During my junior and senior years in college, I became a member of the Judicial Board, a Resident Advisor, the Treasurer for Panhel, and was even in charge of special events for my sorority. Some of my best training in conflict negotiation and collaboration came from organizing formal events for 120+ young adults who all had an opinion about how the evening should run.

Since graduating from college, I have designed and run my own successful business, authored two books (and am working on my third), managed Millennials, attended graduate school, worked with tens of thousands of teens and parents, and spoken at junior high schools, high schools, universities and corporations throughout the country and abroad. Few, if any, of these experiences would have happened if I hadn’t dropped Organic Chemistry that day.

In my work, I like to say, “Ask open-ended questions without expectation.” There are so many thoughts on how to encourage leadership for girls and young women, with the latest being the collaboration between Sheryl Sandberg’s LeanIn.org and the Girl Scouts to “Ban Bossy.” So many of my own greatest leadership opportunities and happenings have grown from conversations – including that encouraging conversation with my Organic Chemistry professor who reframed my thinking and encouraged me to discover my own sense of personal purpose.

Last month, I returned to campus to be a panelist at Duke Women’s Weekend. The panel was entitled “What is your Question?,”  and was based on an exercise Duke University Dean Laurie Patton does to encourage students to align their actions around their own personal values. As preparation, I was asked to come up with the question I center my own life’s work around.
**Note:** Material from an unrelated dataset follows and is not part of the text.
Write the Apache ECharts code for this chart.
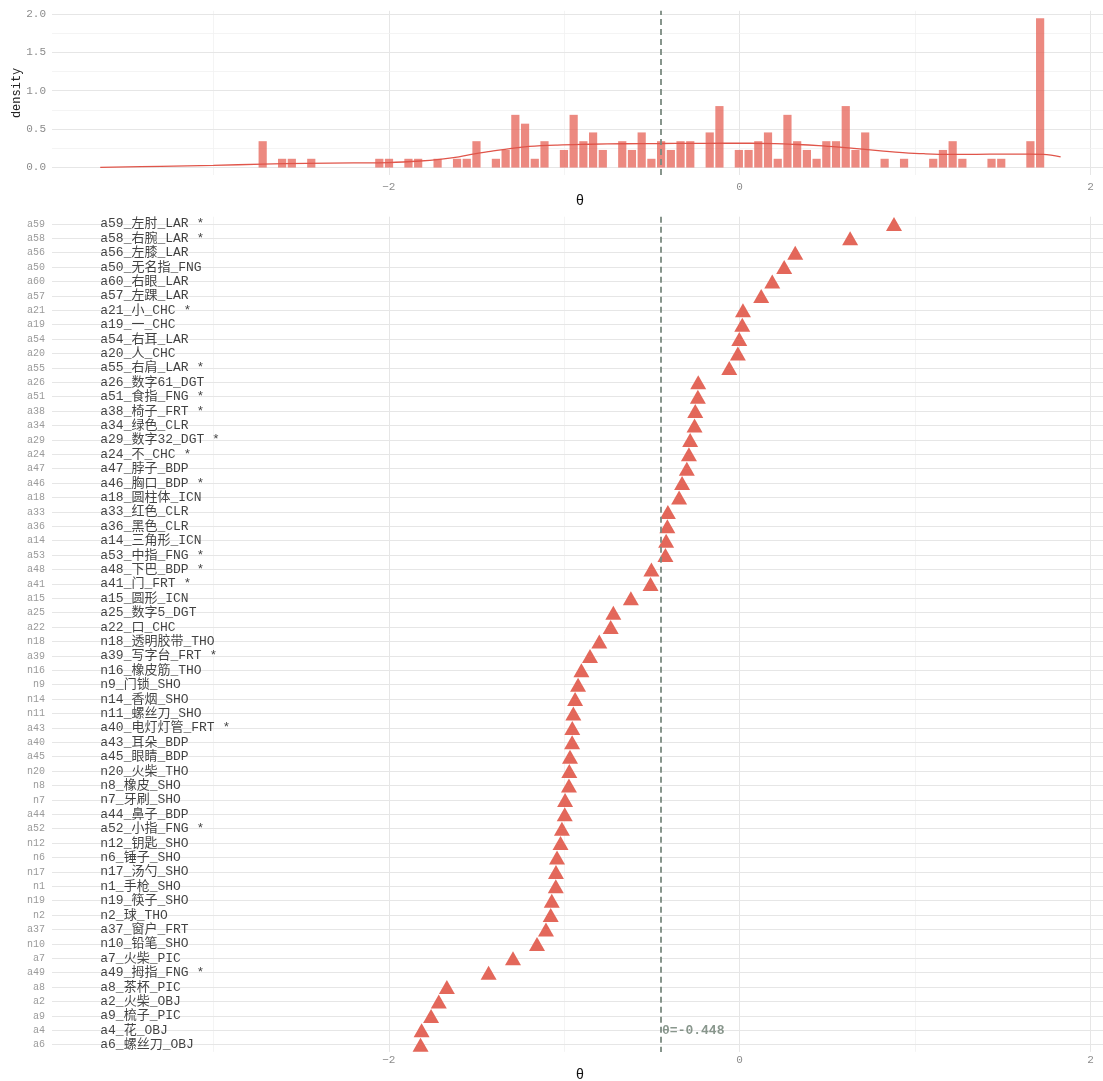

Other panelists’ questions included, “What does healthy feel like?” “What is success?” “How do I live a life with purpose?” My question, after some reflection, is “How do I encourage and inspire others to become leaders in their own lives?”

The weekend had over 300 women in attendance, and each attendee contributed their own fascinating story and perspective. I had conversations with current undergraduates and women who graduated from the Women’s College over fifty years ago. What struck me more than any accomplishments or accolades of this highly talented group, though, was the thoughtfulness of our conversations about life choices, family decisions, corporate opportunities, and personal challenges. When we are younger, it can seem easy to borrow someone else’s blueprint for success, and as we age most of us realize there is no one “right” decision or life path. So many attendees used their personal experiences to become authentic leaders in their own lives – and in doing so, ultimately created positive ripple effects in the lives of so many others.
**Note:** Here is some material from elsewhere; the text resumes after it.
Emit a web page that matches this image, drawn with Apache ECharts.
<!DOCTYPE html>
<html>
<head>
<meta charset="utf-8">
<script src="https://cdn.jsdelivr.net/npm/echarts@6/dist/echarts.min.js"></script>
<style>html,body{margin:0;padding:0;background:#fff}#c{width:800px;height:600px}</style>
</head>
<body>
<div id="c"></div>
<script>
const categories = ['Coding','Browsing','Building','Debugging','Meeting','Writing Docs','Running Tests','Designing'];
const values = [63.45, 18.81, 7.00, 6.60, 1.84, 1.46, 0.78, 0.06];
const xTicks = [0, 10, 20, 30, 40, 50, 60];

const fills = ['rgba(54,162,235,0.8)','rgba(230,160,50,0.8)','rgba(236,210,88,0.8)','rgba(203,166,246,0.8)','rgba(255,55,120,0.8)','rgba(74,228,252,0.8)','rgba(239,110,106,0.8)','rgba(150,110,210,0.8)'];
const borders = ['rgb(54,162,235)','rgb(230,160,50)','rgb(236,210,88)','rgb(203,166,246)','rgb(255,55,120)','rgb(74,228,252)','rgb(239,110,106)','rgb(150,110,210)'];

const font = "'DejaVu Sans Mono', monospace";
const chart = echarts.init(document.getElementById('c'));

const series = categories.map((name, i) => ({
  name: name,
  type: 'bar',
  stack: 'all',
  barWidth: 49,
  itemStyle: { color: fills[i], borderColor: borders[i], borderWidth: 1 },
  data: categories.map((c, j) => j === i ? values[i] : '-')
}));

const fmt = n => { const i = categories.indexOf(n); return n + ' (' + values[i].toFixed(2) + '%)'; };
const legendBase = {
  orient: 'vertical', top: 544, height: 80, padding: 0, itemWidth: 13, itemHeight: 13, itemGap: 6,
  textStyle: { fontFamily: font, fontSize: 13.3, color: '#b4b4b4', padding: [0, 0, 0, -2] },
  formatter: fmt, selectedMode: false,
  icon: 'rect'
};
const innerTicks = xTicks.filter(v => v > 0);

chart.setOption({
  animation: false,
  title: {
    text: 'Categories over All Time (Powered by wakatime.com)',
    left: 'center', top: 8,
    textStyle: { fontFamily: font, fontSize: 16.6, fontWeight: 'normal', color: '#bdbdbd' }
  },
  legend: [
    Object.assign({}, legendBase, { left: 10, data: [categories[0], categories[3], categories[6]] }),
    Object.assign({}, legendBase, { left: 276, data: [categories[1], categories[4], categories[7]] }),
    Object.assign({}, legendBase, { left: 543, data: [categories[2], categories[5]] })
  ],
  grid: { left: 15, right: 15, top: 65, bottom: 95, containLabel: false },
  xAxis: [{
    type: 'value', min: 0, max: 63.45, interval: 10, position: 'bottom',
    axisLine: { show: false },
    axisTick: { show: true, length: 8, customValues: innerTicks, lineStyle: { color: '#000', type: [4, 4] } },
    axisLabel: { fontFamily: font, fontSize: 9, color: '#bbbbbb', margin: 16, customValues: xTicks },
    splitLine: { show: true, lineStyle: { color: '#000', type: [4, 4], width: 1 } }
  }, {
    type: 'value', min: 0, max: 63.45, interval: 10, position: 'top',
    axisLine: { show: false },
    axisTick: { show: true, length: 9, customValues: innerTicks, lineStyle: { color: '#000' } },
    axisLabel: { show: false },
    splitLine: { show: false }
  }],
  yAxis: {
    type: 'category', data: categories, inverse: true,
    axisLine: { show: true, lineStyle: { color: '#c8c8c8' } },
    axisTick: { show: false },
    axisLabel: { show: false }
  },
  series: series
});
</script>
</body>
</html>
As parents and educators, one of the most powerful things we can do is give our daughters the opportunity to start asking questions around personal purpose, leadership, and values earlier in life. What are the qualities that make a good leader? What are your most important values? How do you espouse those values in your daily life? Often we don’t face these questions until we are in some way forced, as I was that day my sophomore year. We hear so much about the importance of developing girls’ leadership abilities, and it can be easy to forget how leadership is most powerful when it develops from within. The earlier we start asking open-ended questions to encourage reflection, the more powerful our next generation can be in creating their own blueprint for personal success and happiness. And, in doing so, they become even more empowered to create those positive ripple effects in the lives of others.